__Your objective__.
In the listing that follows, retype every line from the first through the one containing "return (H - B - Y) / PH". Pictures are to be left out.

__Supplied information__.
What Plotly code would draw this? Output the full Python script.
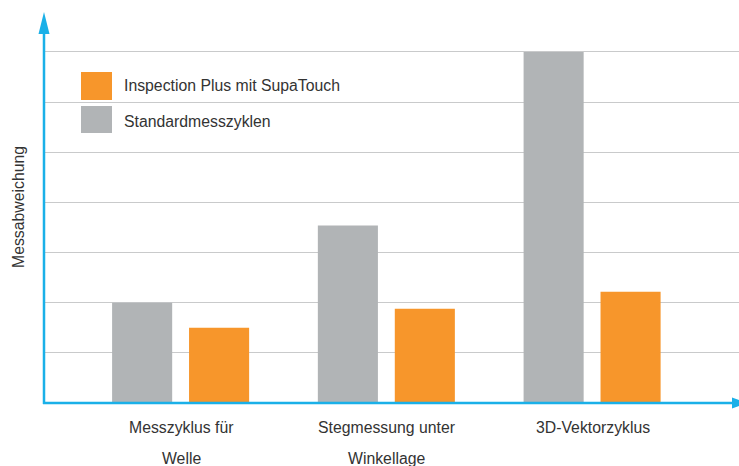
import plotly.graph_objects as go

categories = ["Messzyklus für Welle", "Stegmessung unter Winkellage", "3D-Vektorzyklus"]
label_line1 = ["Messzyklus für", "Stegmessung unter", "3D-Vektorzyklus"]
label_line2 = ["Welle", "Winkellage", ""]
standard_values = [2.0, 3.54, 7.0]
supatouch_values = [1.5, 1.88, 2.22]
series_names = ["Inspection Plus mit SupaTouch", "Standardmesszyklen"]
y_title = "Messabweichung"

GRAY = "#b1b4b6"
ORANGE = "#f7962b"
AXIS = "#1ab0e8"
TEXT = "#333333"
FONT = "Liberation Sans, Arial, sans-serif"
FS = 15.8

W, H = 739, 466
L, R, T, B = 44, 0, 10, 63
PW, PH = W - L - R, H - T - B


def px(X):
    return (X - L) / PW


def py(Y):
    return (H - B - Y) / PH


fig = go.Figure()
fig.add_trace(go.Bar(x=categories, y=standard_values, name=series_names[1],
                     marker=dict(color=GRAY, line=dict(width=0)),
                     width=0.292, offset=-0.335, showlegend=False))
fig.add_trace(go.Bar(x=categories, y=supatouch_values, name=series_names[0],
                     marker=dict(color=ORANGE, line=dict(width=0)),
                     width=0.292, offset=0.039, showlegend=False))

shapes = []
# y axis line and arrow
shapes.append(dict(type="line", xref="paper", yref="paper", x0=px(44), x1=px(44),
                   y0=py(404), y1=py(32), line=dict(color=AXIS, width=2.5), layer="above"))
shapes.append(dict(type="path", xref="paper", yref="paper",
                   path=f"M {px(44)} {py(12)} L {px(38.5)} {py(34)} L {px(49.5)} {py(34)} Z",
                   fillcolor=AXIS, line=dict(width=0), layer="above"))
# x axis line and arrow
shapes.append(dict(type="line", xref="paper", yref="paper", x0=px(43), x1=px(734),
                   y0=py(403), y1=py(403), line=dict(color=AXIS, width=2.5), layer="above"))
shapes.append(dict(type="path", xref="paper", yref="paper",
                   path=f"M {px(747)} {py(403)} L {px(732)} {py(397.5)} L {px(732)} {py(408.5)} Z",
                   fillcolor=AXIS, line=dict(width=0), layer="above"))
# legend squares
shapes.append(dict(type="rect", xref="paper", yref="paper", x0=px(81), x1=px(112),
                   y0=py(100), y1=py(72), fillcolor=ORANGE, line=dict(width=0)))
shapes.append(dict(type="rect", xref="paper", yref="paper", x0=px(81), x1=px(112),
                   y0=py(133), y1=py(106), fillcolor=GRAY, line=dict(width=0)))

annotations = []
for name, Y in zip(series_names, [86, 121]):
    annotations.append(dict(text=name, xref="paper", yref="paper", x=px(122), y=py(Y),
                            xanchor="left", yanchor="middle", showarrow=False,
                            font=dict(family=FONT, size=FS, color=TEXT)))
for cat, l1, l2 in zip(categories, label_line1, label_line2):
    annotations.append(dict(text=l1, xref="x", yref="paper", x=cat, y=py(427),
                            xanchor="center", yanchor="middle", showarrow=False,
                            font=dict(family=FONT, size=FS, color=TEXT)))
    if l2:
        annotations.append(dict(text=l2, xref="x", yref="paper", x=cat, y=py(458),
                                xanchor="center", yanchor="middle", showarrow=False,
                                font=dict(family=FONT, size=FS, color=TEXT)))
annotations.append(dict(text=y_title, xref="paper", yref="paper", x=px(18), y=py(207),
                        xanchor="center", yanchor="middle", textangle=-90, showarrow=False,
                        font=dict(family=FONT, size=FS, color=TEXT)))

fig.update_layout(
    width=W, height=H,
    margin=dict(l=L, r=R, t=T, b=B, pad=0),
    paper_bgcolor="white", plot_bgcolor="white",
    shapes=shapes, annotations=annotations,
    xaxis=dict(type="category", range=[-0.666, 2.712], showgrid=False, showticklabels=False,
               ticks="", showline=False, zeroline=False, fixedrange=True),
    yaxis=dict(range=[0, PH / 50.15], dtick=1, tick0=0, showgrid=True, gridcolor="#c9cacb",
               gridwidth=1.2, showticklabels=False, ticks="", showline=False,
               zeroline=False, fixedrange=True),
    showlegend=False,
)

fig.write_html("out.html", config={"displayModeBar": False},
               post_script="document.body.style.margin='0';document.body.style.overflow='hidden';")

__The answer__.
What Plotly code would draw this? Output the full Python script.
import plotly.graph_objects as go

categories = ["Messzyklus für Welle", "Stegmessung unter Winkellage", "3D-Vektorzyklus"]
label_line1 = ["Messzyklus für", "Stegmessung unter", "3D-Vektorzyklus"]
label_line2 = ["Welle", "Winkellage", ""]
standard_values = [2.0, 3.54, 7.0]
supatouch_values = [1.5, 1.88, 2.22]
series_names = ["Inspection Plus mit SupaTouch", "Standardmesszyklen"]
y_title = "Messabweichung"

GRAY = "#b1b4b6"
ORANGE = "#f7962b"
AXIS = "#1ab0e8"
TEXT = "#333333"
FONT = "Liberation Sans, Arial, sans-serif"
FS = 15.8

W, H = 739, 466
L, R, T, B = 44, 0, 10, 63
PW, PH = W - L - R, H - T - B


def px(X):
    return (X - L) / PW


def py(Y):
    return (H - B - Y) / PH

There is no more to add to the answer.